A World of Art. Works 1934 – 2002

Antoni Clavé
13. March 2010 to 13. June 2010
José Francisco Yvars

Antoni Clavé (1913 – 2005) is one of the most distinctive figures of the Catalan avant-garde initiated by Pablo Picasso, Joan Miró, Salvador Dalí and Antoni Tàpies. The retrospective of his work presented the most important periods of his development, the time when the artist’s conception was formed, drawing on different styles of the avant-garde. This successful draughtsman, printmaker and stage and costume designer soon became a painter, a collage and assemblage artist concerned with experimentation. His experience as a printmaker profoundly influenced his later painting. He experimented with new materials, particularly ropes, printed fabrics, corrugated cardboard, newspapers, integrating them into collage. Later on he made assemblages of diverse objects. Using a variety of materials, he perceived their form and natural properties and explored their texture.

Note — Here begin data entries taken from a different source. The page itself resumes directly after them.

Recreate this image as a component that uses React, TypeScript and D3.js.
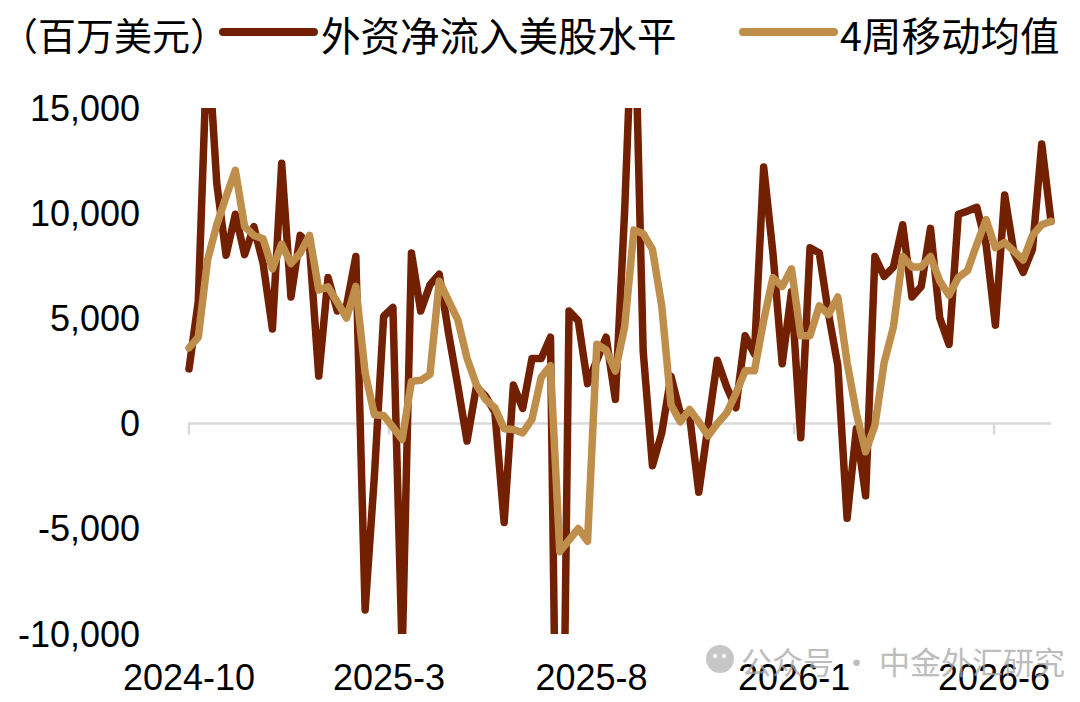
import React from "react";
import * as d3 from "d3";

// 外资净流入美股水平（百万美元），周度
const inflow: number[] = [
  2600, 5800, 18500, 11400, 8000, 9950, 8030, 9360, 7600, 4500,
  12370, 6020, 8945, 8450, 2257, 6940, 5350, 5600, 7940, -8860,
  -2500, 5100, 5520, -11000, 8110, 5350, 6600, 7100, 4300, 1800,
  -830, 1750, 1300, 550, -4700, 1830, 720, 3090, 3090, 4110,
  -30000, 5350, 4880, 1900, 3000, 4110, 1150, 10100, 21500, 3450,
  -2000, -450, 2257, 500, 400, -3260, -100, 3010, 1756, 752,
  4180, 3300, 12200, 8100, 2842, 6270, -670, 8360, 8110, 5200,
  2760, -4500, -250, -3430, 7940, 7000, 7440, 9450, 6020, 6520,
  9280, 5016, 3760, 9950, 10100, 10280, 8500, 4680, 10870, 8110,
  7190, 8280, 13290, 9610,
];

// 4周移动均值
const ma4: number[] = [
  3600, 4100, 7775, 9450, 10785, 12040, 9363, 8945, 8780, 7357,
  8527, 7608, 8109, 8945, 6350, 6500, 5770, 5016, 6520, 2424,
  418, 385, -167, -752, 2006, 2057, 2340, 6770, 5850, 4930,
  3100, 1850, 1150, 750, -250, -280, -440, 200, 2200, 2754,
  -6086, -5540, -4990, -5590, 3770, 3500, 2500, 4598, 9196, 9029,
  8277, 5600, 900, 84, 669, 84, -585, 0, 502, 1421,
  2508, 2508, 4900, 6939, 6520, 7357, 4180, 4180, 5600, 5183,
  6019, 2900, 502, -1338, -84, 2900, 4600, 7942, 7440, 7440,
  7942, 6772, 6103, 6939, 7273, 8527, 9698, 8360, 8611, 8193,
  7775, 8945, 9447, 9614,
];

const firstWeek = "2024-10-01";
const xTickDates: string[] = ["2024-10-01", "2025-03-01", "2025-08-01", "2026-01-01", "2026-06-01"];
const xTickLabels: string[] = ["2024-10", "2025-3", "2025-8", "2026-1", "2026-6"];
const yTicks: number[] = [-10000, -5000, 0, 5000, 10000, 15000];
const seriesNames: string[] = ["外资净流入美股水平", "4周移动均值"];
const unitLabel = "（百万美元）";
const watermark = "公众号 · 中金外汇研究";

const W = 1080;
const H = 702;
const BROWN = "#722000";
const GOLD = "#C08E4B";

export default function App() {
  const start = new Date(firstWeek + "T00:00:00Z");
  const dates = d3.range(inflow.length).map((i) => d3.utcDay.offset(start, 7 * i));

  const x = d3
    .scaleUtc()
    .domain([dates[0], dates[dates.length - 1]])
    .range([189, 1051]);
  const y = d3.scaleLinear().domain([-10000, 15000]).range([634, 108]);

  const line = d3
    .line<number>()
    .x((_, i) => x(dates[i]))
    .y((d) => y(d));

  const fmt0 = d3.format(",");
  const fmt = (v: number) => fmt0(v).replace("\u2212", "-");
  const y0 = y(0);
  const cjk = '"Noto Sans CJK SC", "Noto Sans", sans-serif';
  const latin = '"Liberation Sans", Arial, sans-serif';

  return (
    <svg
      width={W}
      height={H}
      viewBox={`0 0 ${W} ${H}`}
      style={{ position: "absolute", left: 0, top: 0, background: "#fff" }}
    >
      <defs>
        <clipPath id="plotClip">
          <rect x={0} y={y(15000)} width={W} height={y(-10000) - y(15000)} />
        </clipPath>
      </defs>

      {/* zero axis line and ticks */}
      <line x1={x.range()[0] - 1} x2={x.range()[1]} y1={y0} y2={y0} stroke="#d9d9d9" strokeWidth={2.5} />
      {xTickDates.map((d) => {
        const xx = x(new Date(d + "T00:00:00Z"));
        return <line key={d} x1={xx} x2={xx} y1={y0} y2={y0 + 11} stroke="#d9d9d9" strokeWidth={2.5} />;
      })}

      {/* y tick labels */}
      {yTicks.map((t) => (
        <text
          key={t}
          x={140}
          y={y(t)}
          textAnchor="end"
          dominantBaseline="central"
          fontFamily={latin}
          fontSize={36}
          fill="#000"
        >
          {fmt(t)}
        </text>
      ))}

      {/* x tick labels */}
      {xTickDates.map((d, i) => (
        <text
          key={d}
          x={x(new Date(d + "T00:00:00Z"))}
          y={677}
          textAnchor="middle"
          dominantBaseline="central"
          fontFamily={latin}
          fontSize={36}
          fill="#000"
        >
          {xTickLabels[i]}
        </text>
      ))}

      {/* series */}
      <g clipPath="url(#plotClip)">
        <path
          d={line(inflow) || ""}
          fill="none"
          stroke={BROWN}
          strokeWidth={7.5}
          strokeLinejoin="round"
          strokeLinecap="round"
        />
        <path
          d={line(ma4) || ""}
          fill="none"
          stroke={GOLD}
          strokeWidth={7.5}
          strokeLinejoin="round"
          strokeLinecap="round"
        />
      </g>

      {/* legend */}
      <text x={0} y={33} dominantBaseline="central" fontFamily={cjk} fontSize={38} fill="#000">
        {unitLabel}
      </text>
      <line x1={223} x2={314} y1={32} y2={32} stroke={BROWN} strokeWidth={8} strokeLinecap="round" />
      <text x={321} y={33} dominantBaseline="central" fontFamily={cjk} fontSize={39.5} fill="#000">
        {seriesNames[0]}
      </text>
      <line x1={743} x2={834} y1={32} y2={32} stroke={GOLD} strokeWidth={8} strokeLinecap="round" />
      <text x={840} y={33} dominantBaseline="central" fontFamily={cjk} fontSize={39.5} fill="#000">
        {seriesNames[1]}
      </text>

      {/* watermark */}
      <g opacity={0.75}>
        <circle cx={720} cy={659} r={14} fill="#b5b5b5" />
        <circle cx={715} cy={656} r={2} fill="#fff" />
        <circle cx={724} cy={656} r={2} fill="#fff" />
        <text x={741} y={660} dominantBaseline="central" fontFamily={cjk} fontSize={31} fill="#a8a8a8">
          {watermark}
        </text>
      </g>
    </svg>
  );
}
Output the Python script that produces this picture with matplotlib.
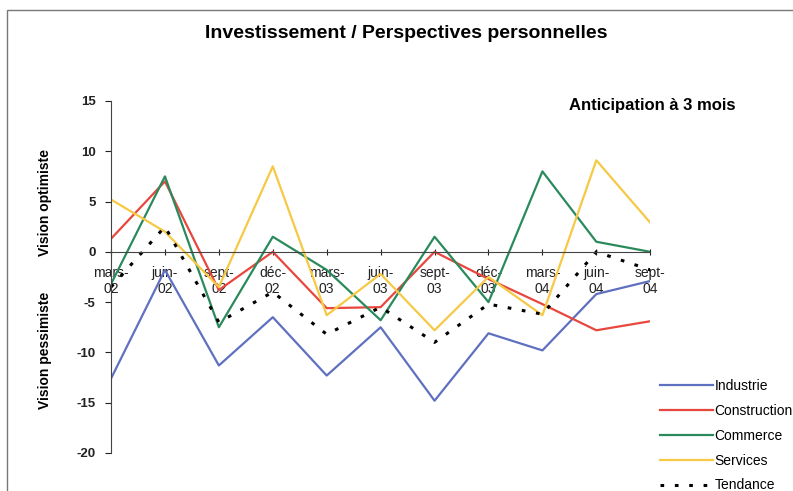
import numpy as np
import matplotlib.pyplot as plt
from matplotlib.patches import Rectangle

plt.rcParams['font.family'] = ['Liberation Sans', 'DejaVu Sans']

# --- données ---
mois = ["mars-\n02", "juin-\n02", "sept-\n02", "déc-\n02", "mars-\n03", "juin-\n03",
        "sept-\n03", "déc-\n03", "mars-\n04", "juin-\n04", "sept-\n04"]
industrie = [-12.6, -1.8, -11.3, -6.5, -12.3, -7.5, -14.8, -8.1, -9.8, -4.2, -2.9]
construction = [1.3, 7.0, -3.8, 0.0, -5.6, -5.5, 0.0, -2.7, -5.2, -7.8, -6.9]
commerce = [-3.2, 7.5, -7.5, 1.5, -1.8, -6.8, 1.5, -5.0, 8.0, 1.0, 0.0]
services = [5.2, 2.0, -3.5, 8.5, -6.3, -2.2, -7.8, -2.5, -6.3, 9.1, 2.9]
tendance = [-3.5, 2.5, -7.0, -4.0, -8.2, -5.5, -9.0, -5.2, -6.2, 0.0, -1.8]
yticks = [15, 10, 5, 0, -5, -10, -15, -20]

series = [
    ("Industrie", industrie, "#6070c0"),
    ("Construction", construction, "#e8473e"),
    ("Commerce", commerce, "#2b8a5c"),
    ("Services", services, "#f6c945"),
]

fig = plt.figure(figsize=(7.93, 4.91), dpi=100)
ax = fig.add_axes([0.140, 0.0774, 0.680, 0.717])

x = np.arange(len(mois))
for nom, vals, col in series:
    ax.plot(x, vals, color=col, lw=1.6, label=nom)
ax.plot(x, tendance, color="black", lw=2.2, ls=(0, (1.2, 3.5)), label="Tendance")

ax.set_xlim(0, len(mois) - 1)
ax.set_ylim(-20, 15)
ax.set_yticks(yticks)
ax.set_yticklabels([str(v) for v in yticks], fontsize=9.5, fontweight="bold")
ax.set_xticks(x)
ax.set_xticklabels(mois, fontsize=9, linespacing=1.7)

for s in ["top", "right"]:
    ax.spines[s].set_visible(False)
ax.spines["bottom"].set_position(("data", 0))
ax.spines["bottom"].set_color("#444444")
ax.spines["left"].set_color("#444444")
ax.tick_params(axis="y", direction="out", length=4, pad=7, colors="#222222")
ax.tick_params(axis="x", direction="inout", length=4, pad=8, colors="#222222")

fig.text(0.512, 0.931, "Investissement / Perspectives personnelles",
         ha="center", va="center", fontsize=14, fontweight="bold")
fig.text(0.822, 0.786, "Anticipation à 3 mois", ha="center", va="center",
         fontsize=12, fontweight="bold")
fig.text(0.057, 0.587, "Vision optimiste", rotation=90, ha="center", va="center",
         fontsize=10, fontweight="bold")
fig.text(0.057, 0.287, "Vision pessimiste", rotation=90, ha="center", va="center",
         fontsize=10, fontweight="bold")

fig.legend(loc="upper left", bbox_to_anchor=(0.832, 0.228), frameon=False,
           fontsize=10, handlelength=3.8, labelspacing=0.78, handletextpad=0.15,
           borderaxespad=0, borderpad=0)

# cadre du graphique
fig.patches.append(Rectangle((7 / 793, -0.1), 1.2, 1.1 - 10 / 491,
                             transform=fig.transFigure, fill=False,
                             edgecolor="#777777", lw=1))

fig.savefig("out.png", dpi=100)
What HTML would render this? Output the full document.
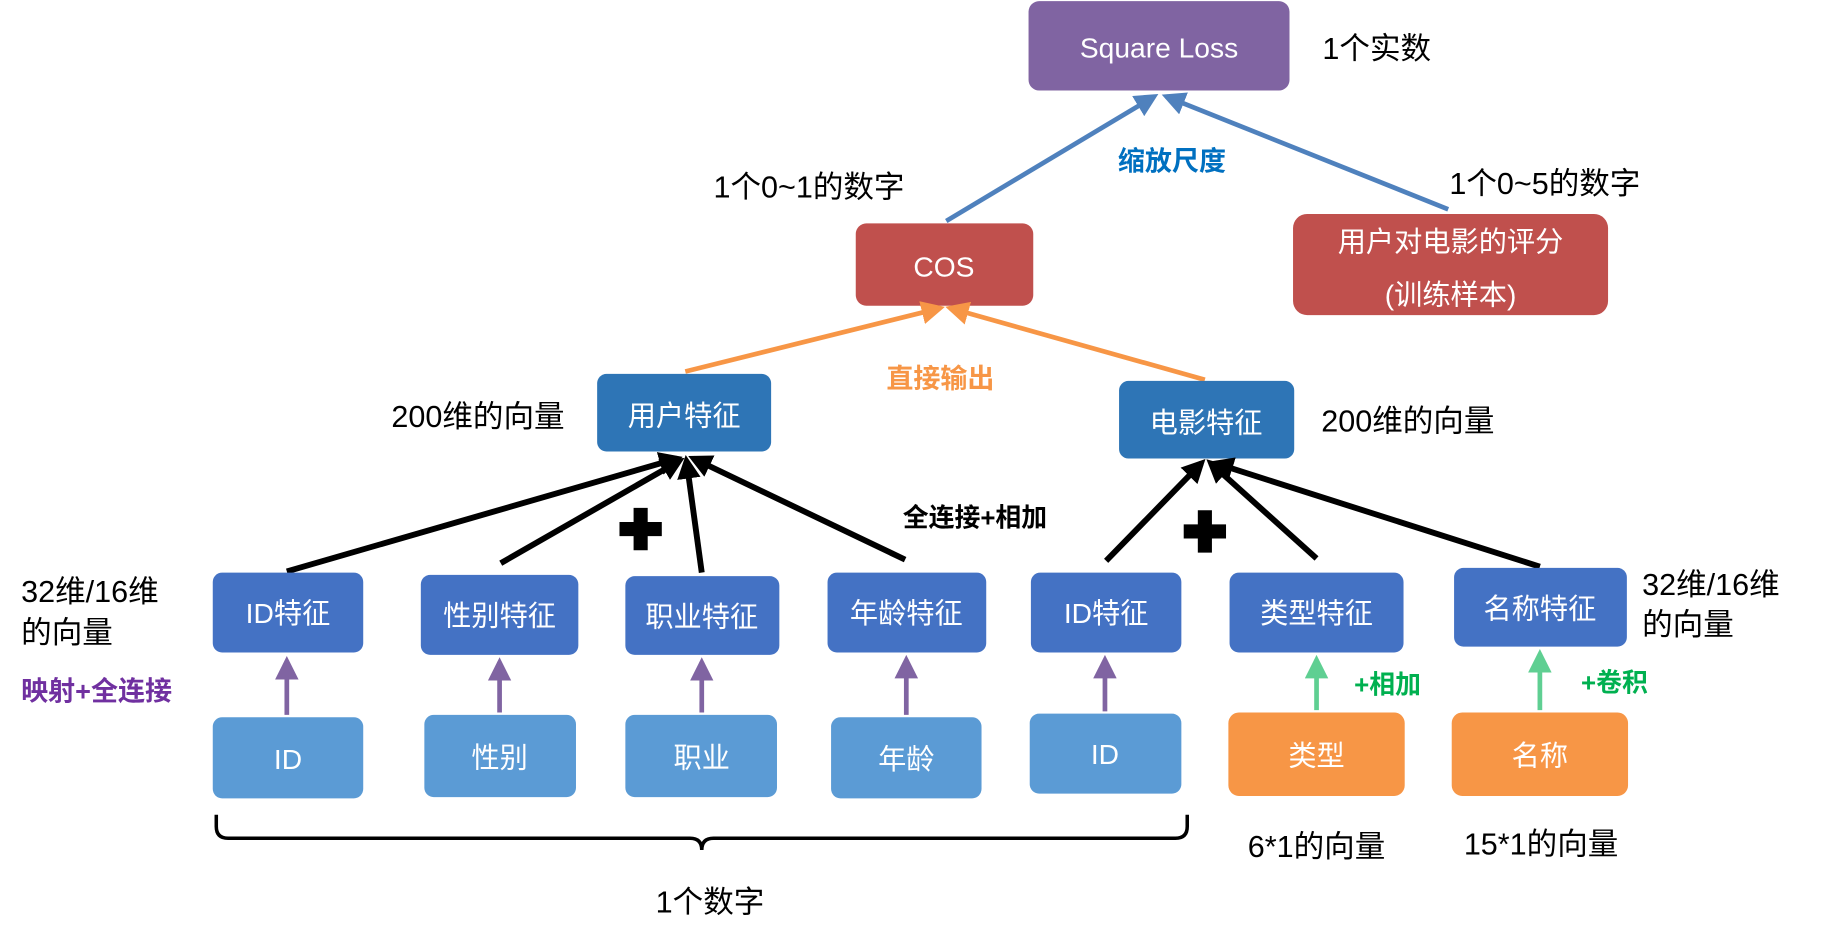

In 1939 Clavé made an important decision. He emigrated to France and settled in Paris. The new environment provided him with creative inspiration and from the mid-1950s he largely devoted himself to painting. At the same time he returned to collage, which profoundly influenced his painting. Inspired by the expressive abstract style of the “Modern School of Paris”, he focused on integrating various materials into his paintings. He developed a feeling for combining diverse materials, their properties, textures and natural qualities. The thorough knowledge of materials enabled him to explore the contrast between their textures and visual effects, and evolve his lyrical style. He made collages from different scraps of paper, hessian and pieces of tapestry. Exploring diverse materials, Clavé developed his distinctive style. In the 1960s he began combining pieces of tapestry with painting, expanding the boundaries of collage towards assemblage. Perceptive to new inspiration, Clavé integrated graffiti, elements of trompe l'oeil, metal dies and frottage into his painting in a collage-like manner and even made collages of his own prints. Colour played an important role in his work and he created collage-like paintings. Exploiting different media, he achieved enigmatic, almost magical effects that show a close affinity with the Spanish surrealist tradition of interwar art.
The Spanish pavilion at the 1984 Venice Biennale was dedicated to Antoni Clavé in recognition of his lifelong achievements. This confirmed the importance of his position in post-war Spanish art. At the same time his work features prominently in post-war French painting.